_TASK DETAILS_
Output the material beneath this task exactly, images excluded.

_SOURCE EXCERPT_
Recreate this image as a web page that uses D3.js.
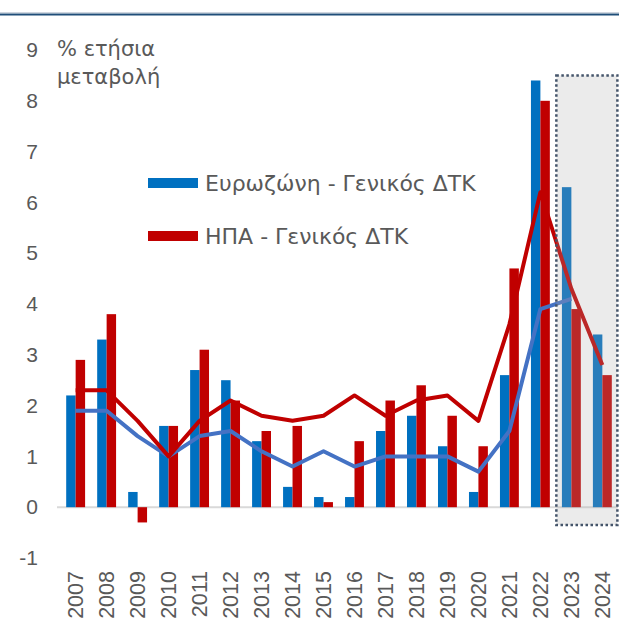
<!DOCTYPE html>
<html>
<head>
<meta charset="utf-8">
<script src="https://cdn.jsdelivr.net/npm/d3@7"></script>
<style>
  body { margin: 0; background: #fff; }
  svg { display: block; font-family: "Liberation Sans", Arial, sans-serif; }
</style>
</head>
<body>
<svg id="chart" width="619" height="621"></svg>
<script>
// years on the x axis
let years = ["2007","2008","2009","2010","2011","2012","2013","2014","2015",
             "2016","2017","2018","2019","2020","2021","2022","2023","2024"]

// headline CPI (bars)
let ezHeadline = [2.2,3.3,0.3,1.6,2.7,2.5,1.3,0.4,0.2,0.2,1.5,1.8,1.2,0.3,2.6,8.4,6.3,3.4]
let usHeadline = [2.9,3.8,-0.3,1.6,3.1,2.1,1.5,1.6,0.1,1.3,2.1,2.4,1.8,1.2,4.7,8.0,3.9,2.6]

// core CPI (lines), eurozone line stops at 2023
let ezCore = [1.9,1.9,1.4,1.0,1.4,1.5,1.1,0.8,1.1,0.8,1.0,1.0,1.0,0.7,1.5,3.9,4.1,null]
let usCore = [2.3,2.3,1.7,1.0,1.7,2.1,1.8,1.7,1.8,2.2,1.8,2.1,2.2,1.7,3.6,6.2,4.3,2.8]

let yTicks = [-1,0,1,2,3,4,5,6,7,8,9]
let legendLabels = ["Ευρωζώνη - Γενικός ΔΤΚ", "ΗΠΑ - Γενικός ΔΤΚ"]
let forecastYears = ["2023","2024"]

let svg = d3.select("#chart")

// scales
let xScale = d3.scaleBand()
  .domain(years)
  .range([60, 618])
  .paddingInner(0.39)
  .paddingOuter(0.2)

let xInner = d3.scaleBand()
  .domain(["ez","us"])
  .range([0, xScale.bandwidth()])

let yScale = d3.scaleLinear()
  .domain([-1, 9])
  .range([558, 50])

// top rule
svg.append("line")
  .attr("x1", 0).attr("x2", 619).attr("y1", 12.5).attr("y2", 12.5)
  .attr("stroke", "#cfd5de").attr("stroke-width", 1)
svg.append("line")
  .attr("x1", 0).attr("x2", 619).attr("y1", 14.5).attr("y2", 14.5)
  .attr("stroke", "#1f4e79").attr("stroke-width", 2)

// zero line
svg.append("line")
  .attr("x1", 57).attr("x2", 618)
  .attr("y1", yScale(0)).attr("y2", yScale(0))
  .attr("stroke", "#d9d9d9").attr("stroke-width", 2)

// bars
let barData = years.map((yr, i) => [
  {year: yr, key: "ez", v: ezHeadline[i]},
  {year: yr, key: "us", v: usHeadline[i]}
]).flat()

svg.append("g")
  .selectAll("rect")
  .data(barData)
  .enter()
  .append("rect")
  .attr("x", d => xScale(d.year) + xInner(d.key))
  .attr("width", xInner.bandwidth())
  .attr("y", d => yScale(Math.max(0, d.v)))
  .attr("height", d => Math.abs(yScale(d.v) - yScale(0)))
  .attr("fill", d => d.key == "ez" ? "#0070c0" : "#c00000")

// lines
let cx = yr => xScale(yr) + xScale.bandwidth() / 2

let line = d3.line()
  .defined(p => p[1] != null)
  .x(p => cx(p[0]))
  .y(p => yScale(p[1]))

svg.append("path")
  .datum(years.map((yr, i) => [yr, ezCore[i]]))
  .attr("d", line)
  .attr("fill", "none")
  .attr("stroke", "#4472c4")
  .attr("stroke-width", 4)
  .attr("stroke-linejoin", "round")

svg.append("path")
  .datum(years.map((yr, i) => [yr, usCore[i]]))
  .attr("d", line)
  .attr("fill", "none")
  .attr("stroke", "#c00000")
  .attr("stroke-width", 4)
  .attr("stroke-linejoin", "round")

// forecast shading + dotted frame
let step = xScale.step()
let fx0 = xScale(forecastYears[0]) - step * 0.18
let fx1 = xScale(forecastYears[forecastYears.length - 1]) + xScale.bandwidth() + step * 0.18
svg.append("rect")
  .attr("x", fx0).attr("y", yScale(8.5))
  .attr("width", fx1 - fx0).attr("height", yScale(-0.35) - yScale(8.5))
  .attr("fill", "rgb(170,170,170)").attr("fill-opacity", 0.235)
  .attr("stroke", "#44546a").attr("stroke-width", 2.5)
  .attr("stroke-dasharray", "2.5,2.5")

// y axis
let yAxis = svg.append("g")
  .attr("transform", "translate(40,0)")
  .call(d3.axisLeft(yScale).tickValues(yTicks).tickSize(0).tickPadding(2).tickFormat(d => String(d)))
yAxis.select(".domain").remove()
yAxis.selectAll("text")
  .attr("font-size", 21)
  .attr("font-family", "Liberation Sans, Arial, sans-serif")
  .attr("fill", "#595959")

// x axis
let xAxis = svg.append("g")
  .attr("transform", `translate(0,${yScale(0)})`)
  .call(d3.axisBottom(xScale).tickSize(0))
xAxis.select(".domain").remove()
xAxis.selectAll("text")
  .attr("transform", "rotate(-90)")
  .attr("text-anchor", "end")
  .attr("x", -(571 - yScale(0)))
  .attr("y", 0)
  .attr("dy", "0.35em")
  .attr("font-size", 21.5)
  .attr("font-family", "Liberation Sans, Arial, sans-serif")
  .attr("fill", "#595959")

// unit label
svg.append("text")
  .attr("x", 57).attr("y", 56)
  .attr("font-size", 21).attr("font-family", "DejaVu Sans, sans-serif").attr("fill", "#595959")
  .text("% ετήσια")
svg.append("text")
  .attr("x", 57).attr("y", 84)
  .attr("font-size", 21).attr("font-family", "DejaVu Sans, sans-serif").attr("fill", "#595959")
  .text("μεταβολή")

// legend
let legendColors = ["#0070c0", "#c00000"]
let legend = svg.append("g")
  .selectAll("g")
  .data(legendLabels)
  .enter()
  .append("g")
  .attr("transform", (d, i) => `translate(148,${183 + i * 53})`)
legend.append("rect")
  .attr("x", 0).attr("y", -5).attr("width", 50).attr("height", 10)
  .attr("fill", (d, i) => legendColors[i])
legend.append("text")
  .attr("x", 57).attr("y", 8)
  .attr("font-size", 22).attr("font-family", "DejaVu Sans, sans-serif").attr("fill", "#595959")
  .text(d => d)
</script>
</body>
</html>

_FULL OUTPUT_
Recreate this image as a web page that uses D3.js.
<!DOCTYPE html>
<html>
<head>
<meta charset="utf-8">
<script src="https://cdn.jsdelivr.net/npm/d3@7"></script>
<style>
  body { margin: 0; background: #fff; }
  svg { display: block; font-family: "Liberation Sans", Arial, sans-serif; }
</style>
</head>
<body>
<svg id="chart" width="619" height="621"></svg>
<script>
// years on the x axis
let years = ["2007","2008","2009","2010","2011","2012","2013","2014","2015",
             "2016","2017","2018","2019","2020","2021","2022","2023","2024"]

// headline CPI (bars)
let ezHeadline = [2.2,3.3,0.3,1.6,2.7,2.5,1.3,0.4,0.2,0.2,1.5,1.8,1.2,0.3,2.6,8.4,6.3,3.4]
let usHeadline = [2.9,3.8,-0.3,1.6,3.1,2.1,1.5,1.6,0.1,1.3,2.1,2.4,1.8,1.2,4.7,8.0,3.9,2.6]

// core CPI (lines), eurozone line stops at 2023
let ezCore = [1.9,1.9,1.4,1.0,1.4,1.5,1.1,0.8,1.1,0.8,1.0,1.0,1.0,0.7,1.5,3.9,4.1,null]
let usCore = [2.3,2.3,1.7,1.0,1.7,2.1,1.8,1.7,1.8,2.2,1.8,2.1,2.2,1.7,3.6,6.2,4.3,2.8]

let yTicks = [-1,0,1,2,3,4,5,6,7,8,9]
let legendLabels = ["Ευρωζώνη - Γενικός ΔΤΚ", "ΗΠΑ - Γενικός ΔΤΚ"]
let forecastYears = ["2023","2024"]

let svg = d3.select("#chart")

// scales
let xScale = d3.scaleBand()
  .domain(years)
  .range([60, 618])
  .paddingInner(0.39)
  .paddingOuter(0.2)

let xInner = d3.scaleBand()
  .domain(["ez","us"])
  .range([0, xScale.bandwidth()])

let yScale = d3.scaleLinear()
  .domain([-1, 9])
  .range([558, 50])

// top rule
svg.append("line")
  .attr("x1", 0).attr("x2", 619).attr("y1", 12.5).attr("y2", 12.5)
  .attr("stroke", "#cfd5de").attr("stroke-width", 1)
svg.append("line")
  .attr("x1", 0).attr("x2", 619).attr("y1", 14.5).attr("y2", 14.5)
  .attr("stroke", "#1f4e79").attr("stroke-width", 2)

// zero line
svg.append("line")
  .attr("x1", 57).attr("x2", 618)
  .attr("y1", yScale(0)).attr("y2", yScale(0))
  .attr("stroke", "#d9d9d9").attr("stroke-width", 2)

// bars
let barData = years.map((yr, i) => [
  {year: yr, key: "ez", v: ezHeadline[i]},
  {year: yr, key: "us", v: usHeadline[i]}
]).flat()

svg.append("g")
  .selectAll("rect")
  .data(barData)
  .enter()
  .append("rect")
  .attr("x", d => xScale(d.year) + xInner(d.key))
  .attr("width", xInner.bandwidth())
  .attr("y", d => yScale(Math.max(0, d.v)))
  .attr("height", d => Math.abs(yScale(d.v) - yScale(0)))
  .attr("fill", d => d.key == "ez" ? "#0070c0" : "#c00000")

// lines
let cx = yr => xScale(yr) + xScale.bandwidth() / 2

let line = d3.line()
  .defined(p => p[1] != null)
  .x(p => cx(p[0]))
  .y(p => yScale(p[1]))

svg.append("path")
  .datum(years.map((yr, i) => [yr, ezCore[i]]))
  .attr("d", line)
  .attr("fill", "none")
  .attr("stroke", "#4472c4")
  .attr("stroke-width", 4)
  .attr("stroke-linejoin", "round")

svg.append("path")
  .datum(years.map((yr, i) => [yr, usCore[i]]))
  .attr("d", line)
  .attr("fill", "none")
  .attr("stroke", "#c00000")
  .attr("stroke-width", 4)
  .attr("stroke-linejoin", "round")

// forecast shading + dotted frame
let step = xScale.step()
let fx0 = xScale(forecastYears[0]) - step * 0.18
let fx1 = xScale(forecastYears[forecastYears.length - 1]) + xScale.bandwidth() + step * 0.18
svg.append("rect")
  .attr("x", fx0).attr("y", yScale(8.5))
  .attr("width", fx1 - fx0).attr("height", yScale(-0.35) - yScale(8.5))
  .attr("fill", "rgb(170,170,170)").attr("fill-opacity", 0.235)
  .attr("stroke", "#44546a").attr("stroke-width", 2.5)
  .attr("stroke-dasharray", "2.5,2.5")

// y axis
let yAxis = svg.append("g")
  .attr("transform", "translate(40,0)")
  .call(d3.axisLeft(yScale).tickValues(yTicks).tickSize(0).tickPadding(2).tickFormat(d => String(d)))
yAxis.select(".domain").remove()
yAxis.selectAll("text")
  .attr("font-size", 21)
  .attr("font-family", "Liberation Sans, Arial, sans-serif")
  .attr("fill", "#595959")

// x axis
let xAxis = svg.append("g")
  .attr("transform", `translate(0,${yScale(0)})`)
  .call(d3.axisBottom(xScale).tickSize(0))
xAxis.select(".domain").remove()
xAxis.selectAll("text")
  .attr("transform", "rotate(-90)")
  .attr("text-anchor", "end")
  .attr("x", -(571 - yScale(0)))
  .attr("y", 0)
  .attr("dy", "0.35em")
  .attr("font-size", 21.5)
  .attr("font-family", "Liberation Sans, Arial, sans-serif")
  .attr("fill", "#595959")

// unit label
svg.append("text")
  .attr("x", 57).attr("y", 56)
  .attr("font-size", 21).attr("font-family", "DejaVu Sans, sans-serif").attr("fill", "#595959")
  .text("% ετήσια")
svg.append("text")
  .attr("x", 57).attr("y", 84)
  .attr("font-size", 21).attr("font-family", "DejaVu Sans, sans-serif").attr("fill", "#595959")
  .text("μεταβολή")

// legend
let legendColors = ["#0070c0", "#c00000"]
let legend = svg.append("g")
  .selectAll("g")
  .data(legendLabels)
  .enter()
  .append("g")
  .attr("transform", (d, i) => `translate(148,${183 + i * 53})`)
legend.append("rect")
  .attr("x", 0).attr("y", -5).attr("width", 50).attr("height", 10)
  .attr("fill", (d, i) => legendColors[i])
legend.append("text")
  .attr("x", 57).attr("y", 8)
  .attr("font-size", 22).attr("font-family", "DejaVu Sans, sans-serif").attr("fill", "#595959")
  .text(d => d)
</script>
</body>
</html>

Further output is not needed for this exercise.